4. Near-monopoly domination of Iraqi oil resources by American companies. At no point in time did anyone associated with the Bush Administration make any public statements about tthe Iraq War being one for control of the oil. Charges of this, laid before the invasion, were either violently rejected or ignored. Only the secret Cheney meeting, desperately and successfully kept secret by battling a number of lawsuits over the records, ever hinted at it: "Well, if you want the oil, why don't you just go TAKE it?"
Rather, the actions of the Bush Administration following Saddam's defeat, showed that this had indeed been a war aim.
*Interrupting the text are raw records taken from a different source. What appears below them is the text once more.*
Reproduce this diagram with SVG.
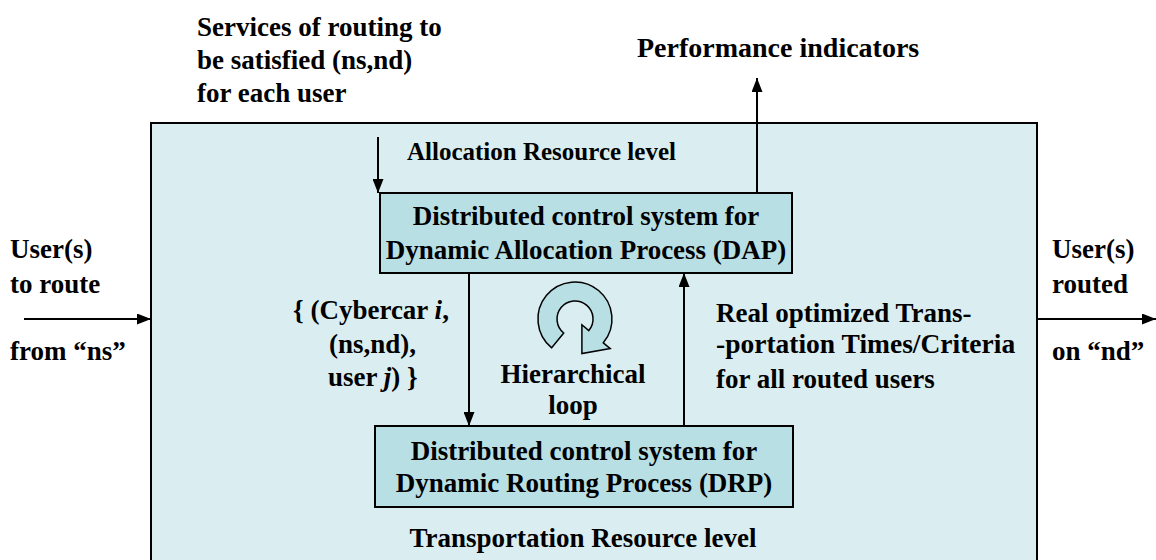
<svg xmlns="http://www.w3.org/2000/svg" width="1156" height="560" viewBox="0 0 1156 560" font-family="'Liberation Serif', 'DejaVu Serif', serif" font-weight="bold" font-size="27">
<style>
text{font-family:'Liberation Serif','DejaVu Serif',serif;font-weight:700;font-size:27px;fill:#000}
.c{text-anchor:middle}
.ln{stroke:#000;stroke-width:2;fill:none}
.box{fill:#B8DFE4;stroke:#000;stroke-width:2}
</style>
<defs>
<marker id="ah" viewBox="0 0 14 11" refX="14" refY="5.5" markerWidth="14" markerHeight="11" markerUnits="userSpaceOnUse" orient="auto">
<path d="M0,0 L14,5.5 L0,11 Z" fill="#000"/>
</marker>
</defs>
<rect width="1156" height="560" fill="#fff"/>
<g id="system">
<rect x="151" y="123" width="886" height="460" fill="#DAEEF1" stroke="#000" stroke-width="2"/>
<text x="407" y="160" style="font-size:25px">Allocation Resource level</text>
<text class="c" x="583" y="547">Transportation Resource level</text>
</g>
<g id="dap">
<rect class="box" x="380" y="193" width="412" height="80"/>
<text class="c" x="586" y="225">Distributed control system for</text>
<text class="c" x="586" y="259">Dynamic Allocation Process (DAP)</text>
</g>
<g id="drp">
<rect class="box" x="375" y="426" width="418" height="81"/>
<text class="c" x="584" y="460">Distributed control system for</text>
<text class="c" x="584" y="492">Dynamic Routing Process (DRP)</text>
</g>
<g id="loop">
<path d="M551.7,347.8 A37,37 0 1 1 603.3,342.8 L610.2,348.6 L581.9,353.5 L581.9,324.8 L588.8,330.6 A18,18 0 1 0 563.7,333 Z" fill="#B8DFE4" stroke="#000" stroke-width="1.5"/>
<text class="c" x="573" y="383">Hierarchical</text>
<text class="c" x="573" y="414">loop</text>
</g>
<g id="labels">
<text x="197" y="36">Services of routing to</text>
<text x="197" y="69">be satisfied (ns,nd)</text>
<text x="197" y="102">for each user</text>
<text x="637" y="57" style="font-size:28px">Performance indicators</text>
<text x="10" y="258">User(s)</text>
<text x="10" y="293">to route</text>
<text x="10" y="360">from “ns”</text>
<text x="1052" y="258">User(s)</text>
<text x="1052" y="293">routed</text>
<text x="1052" y="360">on “nd”</text>
<text x="293" y="319">{ (Cybercar <tspan font-style="italic">i</tspan>,</text>
<text x="329" y="353">(ns,nd),</text>
<text x="328" y="386">user <tspan font-style="italic">j</tspan>) }</text>
<text x="716" y="322">Real optimized Trans-</text>
<text x="716" y="353" style="font-size:27.5px">-portation Times/Criteria</text>
<text x="716" y="388">for all routed users</text>
</g>
<g id="connectors">
<line class="ln" x1="378" y1="137" x2="378" y2="193" marker-end="url(#ah)"/>
<line class="ln" x1="757" y1="193" x2="757" y2="78" marker-end="url(#ah)"/>
<line class="ln" x1="469" y1="273" x2="469" y2="426" marker-end="url(#ah)"/>
<line class="ln" x1="684" y1="426" x2="684" y2="273" marker-end="url(#ah)"/>
<line class="ln" x1="24" y1="319" x2="151" y2="319" marker-end="url(#ah)"/>
<line class="ln" x1="1037" y1="319" x2="1156" y2="319" marker-end="url(#ah)"/>
</g>
</svg>
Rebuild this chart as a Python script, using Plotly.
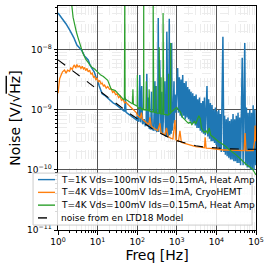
import plotly.graph_objects as go

# ---------------- data (values in units of 1e-9 V/sqrt(Hz)) ----------------
blue_f = [1, 1.3, 1.6, 2.0, 2.5, 3.0, 3.5, 4.0, 4.6, 5.2, 5.8, 6.5, 7.3, 8.2, 9.0, 10, 11, 12,
          13, 15, 17, 19, 21, 23, 25, 28, 31, 34, 37, 40, 44, 48, 50, 52, 56, 60, 65, 70, 75, 80,
          85, 90, 96,
          100, 104, 110, 116, 122, 130, 136, 140, 150, 160, 168, 175, 182, 189, 200, 220, 230,
          240, 260, 280, 288, 295, 310, 330, 340, 350, 370, 385, 400, 420, 440, 480, 500, 520,
          545, 560, 575, 600, 630, 645, 660, 700, 720, 740, 760, 780, 820, 850, 870, 900, 950,
          1000, 1050, 1100, 1160, 1220, 1280, 1340, 1410, 1480, 1550, 1630, 1710, 1800, 1890, 1980,
          2080, 2180, 2290, 2410, 2530, 2650, 2790, 2930, 3070, 3230, 3390, 3560, 3740, 3920, 4120,
          4320, 4540, 4760, 5000, 5250, 5510, 5790, 6080, 6380, 6700, 7040, 7390, 7760, 8150, 8550,
          8980, 9430, 9900, 10400, 10900, 11500, 12000, 12600, 13300, 13900, 14600, 15400, 16100,
          16900, 17800, 18700, 19600, 20600, 21600, 22700, 23800, 25000, 26300, 27600, 29000,
          30400, 31900, 33500, 35200, 37000, 38800, 40800, 42800, 44900, 47200, 49500, 52000,
          54600, 57400, 60200, 63200, 66400, 69700, 73200, 76900, 80700, 84700, 89000, 93400, 98100]
blue_v = [41, 33, 27, 21, 16, 12, 10.5, 9.8, 8.0, 7.4, 6.8, 5.5, 4.8, 4.3, 3.6, 3.1, 2.5, 2.1,
          1.85, 1.75, 1.62, 1.50, 1.45, 1.38, 1.30, 1.25, 1.18, 1.12, 1.08, 1.03, 0.98, 0.94, 1.6,
          0.92, 0.88, 0.85, 0.82, 0.78, 0.76, 0.74, 0.71, 0.70, 0.68,
          0.80, 0.66, 0.64, 3.8, 0.62, 2.5, 0.60, 0.58, 0.70, 0.55, 0.56, 4.0, 0.53, 1.6, 0.50,
          0.48, 2.0, 0.47, 0.46, 3.0, 0.45, 2.5, 0.44, 0.45, 34, 0.43, 6.8, 0.42, 0.40, 2.0,
          0.39, 1.5, 3.0, 0.37, 0.36, 20, 0.36, 0.36, 0.4, 33, 0.38, 4.0, 0.4, 13, 0.45, 0.5,
          1.2, 3.0, 0.6, 1.8, 0.9,
          2.0, 5.0, 0.9, 3.5, 0.8, 3.2, 0.75, 3.8, 0.8, 2.8, 0.7, 3.0, 0.75, 2.4, 0.7,
          2.2, 0.65, 2.0, 0.6, 1.9, 0.6, 1.7, 0.55, 1.8, 0.5, 1.5, 0.5, 1.6, 0.45, 1.3,
          0.42, 1.4, 0.4, 1.6, 0.38, 1.4, 2.5, 0.36, 1.5, 0.33, 1.3, 0.3, 1.2, 0.3, 1.0,
          0.28, 1.1, 0.26, 0.95, 0.24, 1.0, 0.22, 0.85, 0.2, 0.9, 16.5, 0.2, 0.8,
          0.18, 0.7, 0.17, 0.75, 0.16, 0.65, 0.15, 0.7, 0.15, 0.85, 0.14, 0.7,
          0.14, 0.8, 0.13, 0.9, 0.13, 0.75, 0.12, 1.1, 7.4, 0.12, 1.2, 13,
          0.12, 1.1, 0.11, 0.9, 0.11, 1.0, 0.1, 0.9, 0.1, 1.2, 0.1, 1.0, 0.12]

orange_f = [1.0, 1.05, 1.1, 1.2, 1.3, 1.46, 1.6, 1.75, 1.96, 2.1, 2.3, 2.45, 2.6, 2.8, 3.0, 3.2,
            3.5, 3.8, 4.1, 4.4, 4.7, 5.0, 5.4, 5.8, 6.3, 6.8, 7.3, 7.9, 8.4, 9.0, 9.7, 10.4, 11.3,
            12.2, 13, 14, 15, 16.5, 18, 20, 22, 24, 26, 28.5, 31, 34, 37, 40, 44, 48, 52, 57, 62,
            67, 73, 80, 87, 95, 100, 110, 120, 128, 135, 150, 165, 180, 195, 210, 225, 250, 275,
            300, 330, 375, 400, 450, 500, 550, 600, 700, 800, 900, 950, 1000, 1100, 1200, 1300,
            1500, 1800, 2000, 2500, 3000, 4000, 5000, 5200, 5500, 7000, 10000, 15000, 20000,
            30000, 40000, 50000, 53000, 56000, 70000, 85000, 92000, 95000, 98000, 100000]
orange_v = [1.9, 2.5, 3.3, 3.8, 4.3, 4.6, 4.1, 4.6, 4.4, 5.0, 4.7, 5.3, 5.6, 5.0, 5.7, 5.2,
            5.4, 4.9, 5.3, 4.8, 5.1, 4.5, 4.9, 4.3, 4.6, 3.9, 4.1, 3.5, 3.6, 3.2, 3.4, 2.9, 3.1,
            2.7, 2.8, 2.5, 2.6, 2.3, 2.45, 2.2, 2.25, 1.95, 2.05, 1.8, 1.85, 1.6, 1.7, 1.45, 1.5,
            1.3, 1.35, 1.25, 1.18, 1.15, 1.05, 1.0, 0.95, 0.9, 0.82, 0.78, 0.74, 0.9, 0.7, 0.66,
            0.62, 0.6, 0.57, 0.75, 0.54, 0.51, 0.49, 0.47, 0.45, 0.6, 0.42, 0.4, 0.38, 0.5, 0.36,
            0.34, 0.33, 0.68, 0.32, 0.31, 0.30, 0.45, 0.29, 0.28, 0.27, 0.26, 0.25, 0.245, 0.24,
            0.235, 0.35, 0.23, 0.228, 0.22, 0.215, 0.215, 0.212, 0.21, 0.21, 0.41, 0.21, 0.21,
            0.21, 0.3, 0.55, 0.3, 0.45]

green_f = [1.0, 1.5, 2.0, 2.2, 2.4, 2.6, 2.9, 3.2, 3.6, 4.2, 5.0, 6.0, 7.0, 8.4, 10, 12, 14, 16,
           18, 20, 22, 25, 28, 32, 36, 40, 45, 47.5, 48.5, 49.5, 51, 53, 58, 64, 70, 76, 78, 80, 85,
           90, 97,
           100, 101, 102, 110, 120, 133, 140, 145, 146, 147, 152, 165, 168, 170, 172, 180, 197,
           200, 203, 210, 230, 245, 252, 253, 254, 262, 290, 298, 300, 302, 320, 350, 357, 360,
           363, 375, 398, 400, 402, 420, 445, 450, 455, 470, 490, 540, 600, 618, 620, 622, 650,
           695, 700, 705, 760, 820, 900,
           1000, 1100, 1200, 1300, 1400,
           1550, 1700, 1850, 2000, 2200, 2400, 2600, 2800, 3000, 3300, 3600, 3900, 4200, 4600,
           5000, 5500, 6000, 6600, 7200, 8000, 8800, 9700, 10700, 11800, 13000, 14300, 15700,
           17300, 19000, 21000, 23000, 25500, 28000, 31000, 34000, 37500, 41000, 45000, 50000,
           55000, 60000, 66000, 73000, 80000, 88000, 95000, 100000]
green_v = [300, 150, 80, 60, 35, 26, 20, 16, 12, 9.0, 7.0, 6.0, 5.2, 4.8, 4.2, 3.8, 3.6, 3.3,
           3.1, 2.6, 2.2, 2.15, 2.1, 1.9, 1.75, 1.65, 1.5, 1.52, 80, 1.5, 1.5, 1.47, 1.4, 1.35,
           1.3, 1.27, 2.2, 1.25, 1.22, 1.2, 1.15,
           1.15, 3.8, 1.12, 1.05, 1.1, 1.0, 1.05, 1.02, 80, 1.0, 1.0, 0.98, 0.99, 3.0, 0.99, 1.0,
           0.97, 2.2, 0.95, 0.95, 0.93, 0.95, 0.93, 80, 0.92, 0.92, 0.9, 0.9, 2.5, 0.9, 0.88, 0.9,
           0.88, 11, 0.87, 0.87, 0.86, 3.5, 0.86, 0.85, 0.86, 41, 0.85, 0.84, 0.84, 0.82, 0.82,
           0.83, 4.0, 0.83, 0.85, 0.88, 13, 0.9, 0.95, 1.0, 1.05,
           1.1, 1.0, 0.95, 0.85, 0.75, 0.7, 0.65, 0.62, 0.6, 0.63, 0.57,
           0.6, 0.65, 0.58, 0.7, 0.8, 0.72, 0.5, 0.45, 0.42, 0.45, 0.4, 0.5, 0.38, 0.36, 0.34,
           0.32, 0.31, 0.29, 0.28, 0.27, 0.26, 0.245, 0.23, 0.22, 0.21, 0.2, 0.19, 0.18, 0.17,
           0.16, 0.15, 0.14, 0.135, 0.125, 0.12, 0.115, 0.11, 0.105, 0.095, 0.088, 0.083]

model_f = [1, 2, 3, 5, 7, 10, 20, 30, 50, 70, 100, 200, 300, 500, 700, 1000, 2000, 3000, 5000,
           10000, 20000, 50000, 100000]
model_v = [6.80, 4.81, 3.93, 3.05, 2.58, 2.16, 1.53, 1.26, 0.99, 0.84, 0.715, 0.52, 0.44, 0.375,
           0.335, 0.308, 0.267, 0.253, 0.240, 0.230, 0.225, 0.222, 0.221]

series_names = ["T=1K Vds=100mV Ids=0.15mA, Heat Amp",
                "T=4K Vds=100mV Ids=1mA, CryoHEMT",
                "T=4K Vds=100mV Ids=0.15mA, Heat Amp",
                "noise from en LTD18 Model"]

x_tickvals = [1, 10, 100, 1000, 10000, 100000]
x_ticktext = ["10<sup>0</sup>", "10<sup>1</sup>", "10<sup>2</sup>", "10<sup>3</sup>",
              "10<sup>4</sup>", "10<sup>5</sup>"]
y_tickvals = [1e-11, 1e-10, 1e-9, 1e-8]
y_ticktext = ["10<sup>\u221211</sup>", "10<sup>\u221210</sup>", "10<sup>\u22129</sup>",
              "10<sup>\u22128</sup>"]

scale = 1e-9
colors = ["#1f77b4", "#ff7f0e", "#2ca02c", "black"]
dashes = ["solid", "solid", "solid", "dash"]

fig = go.Figure()
for f, v, name, c, w in [(blue_f, blue_v, series_names[0], colors[0], 1.5),
                         (orange_f, orange_v, series_names[1], colors[1], 1.3),
                         (green_f, green_v, series_names[2], colors[2], 1.2)]:
    fig.add_trace(go.Scatter(x=f, y=[a * scale for a in v], mode="lines", name=name,
                             line=dict(color=c, width=w)))
fig.add_trace(go.Scatter(x=model_f, y=[a * scale for a in model_v], mode="lines",
                         name=series_names[3], line=dict(color="black", width=1.1, dash="dash")))

minor_x = [m * 10 ** k for k in range(0, 5) for m in range(2, 10)]
minor_y = [m * 10.0 ** k for k in range(-11, -7) for m in range(2, 10)]

font = "DejaVu Sans"

# manual legend (box, line samples, labels) in paper coordinates
shapes = [dict(type="rect", xref="paper", yref="paper", x0=-0.126, x1=0.98, y0=0.022, y1=0.254,
               fillcolor="rgba(255,255,255,0.85)", line=dict(color="#cccccc", width=1),
               layer="above")]
annotations = []
row_y = [0.225, 0.168, 0.111, 0.054]
for i, name in enumerate(series_names):
    shapes.append(dict(type="line", xref="paper", yref="paper", x0=-0.101, x1=-0.015,
                       y0=row_y[i], y1=row_y[i], layer="above",
                       line=dict(color=colors[i], width=1.4, dash=dashes[i])))
    annotations.append(dict(text=name, xref="paper", yref="paper", x=0.005, y=row_y[i],
                            xanchor="left", yanchor="middle", showarrow=False,
                            font=dict(size=9, family=font, color="black")))

fig.update_layout(
    width=270, height=270,
    margin=dict(l=58, r=14, t=6, b=40, autoexpand=False),
    paper_bgcolor="white", plot_bgcolor="white",
    font=dict(family=font, color="black", size=9),
    showlegend=False,
    shapes=shapes, annotations=annotations,
)
fig.update_xaxes(type="log", range=[0, 5], tickmode="array", tickvals=x_tickvals,
                 ticktext=x_ticktext, ticks="outside", ticklen=3.5, tickcolor="black",
                 showline=True, linecolor="black", linewidth=1, mirror=True, automargin=False,
                 showgrid=True, gridcolor="#555555", gridwidth=1,
                 minor=dict(tickvals=minor_x, ticks="outside", ticklen=2, tickcolor="black",
                            showgrid=True, gridcolor="#ececec", gridwidth=0.6, griddash="dash"),
                 tickfont=dict(size=9), title=dict(text="Freq [Hz]", font=dict(size=14),
                                                   standoff=3))
fig.update_yaxes(type="log", range=[-11, -7.27], tickmode="array", tickvals=y_tickvals,
                 ticktext=y_ticktext, ticks="outside", ticklen=3.5, tickcolor="black",
                 showline=True, linecolor="black", linewidth=1, mirror=True, automargin=False,
                 showgrid=True, gridcolor="#555555", gridwidth=1,
                 minor=dict(tickvals=minor_y, ticks="outside", ticklen=2, tickcolor="black",
                            showgrid=True, gridcolor="#ececec", gridwidth=0.6, griddash="dash"),
                 tickfont=dict(size=9),
                 title=dict(text="Noise [V/\u221a<span style='text-decoration:overline'>Hz</span>]",
                            font=dict(size=14), standoff=3))

fig.write_html("out.html", config={"displayModeBar": False},
               post_script="document.body.style.margin='0px';")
The Administration forcefully rejected efforts by French, Russian, and British companies to take out contracts for oilfield reconstruction, operation and production, steering those instead to American firms. That, too, succeeded at first, but now has given way to other deals made when American ability to dictate all decisions to the Iraqis weakened.
It is possible to articulate a few more unspoken war aims that the Bush Administration never disclosed to the nation or the world. All of the American ambitions, apart from deposing Hussein and establishing a new government (which may not survive as a democratic institution), were frustrated. Most were just as vaporous as the presence of "weapons of mass destruction" threatening the U.S. homeland through delivery by non-existent long range drones.
The Bush Administration threatened the American nation, still terrified after 9/11 and already at war in Afghanistan, with nightmare scenarios of Iraq. These threats, inflated by false intelligence reports and a drumbeat of die warnings, presented American politicians in all parties with a choice - call the President a liar (a few did, too) or support his approach. To do otherwise was to risk the wrath of terrified, angry American voters.
President Bush lied to the nation and to the world. He lied about the dangers, he lied about his resolve to only resort to combat if Iraq rejected all overtures (Saddam Hussein was desperate to forestall the attack, when it came, and had already begun cooperating with U.N. inspectors), and he most certainly lied about the real reasons for the Iraq War.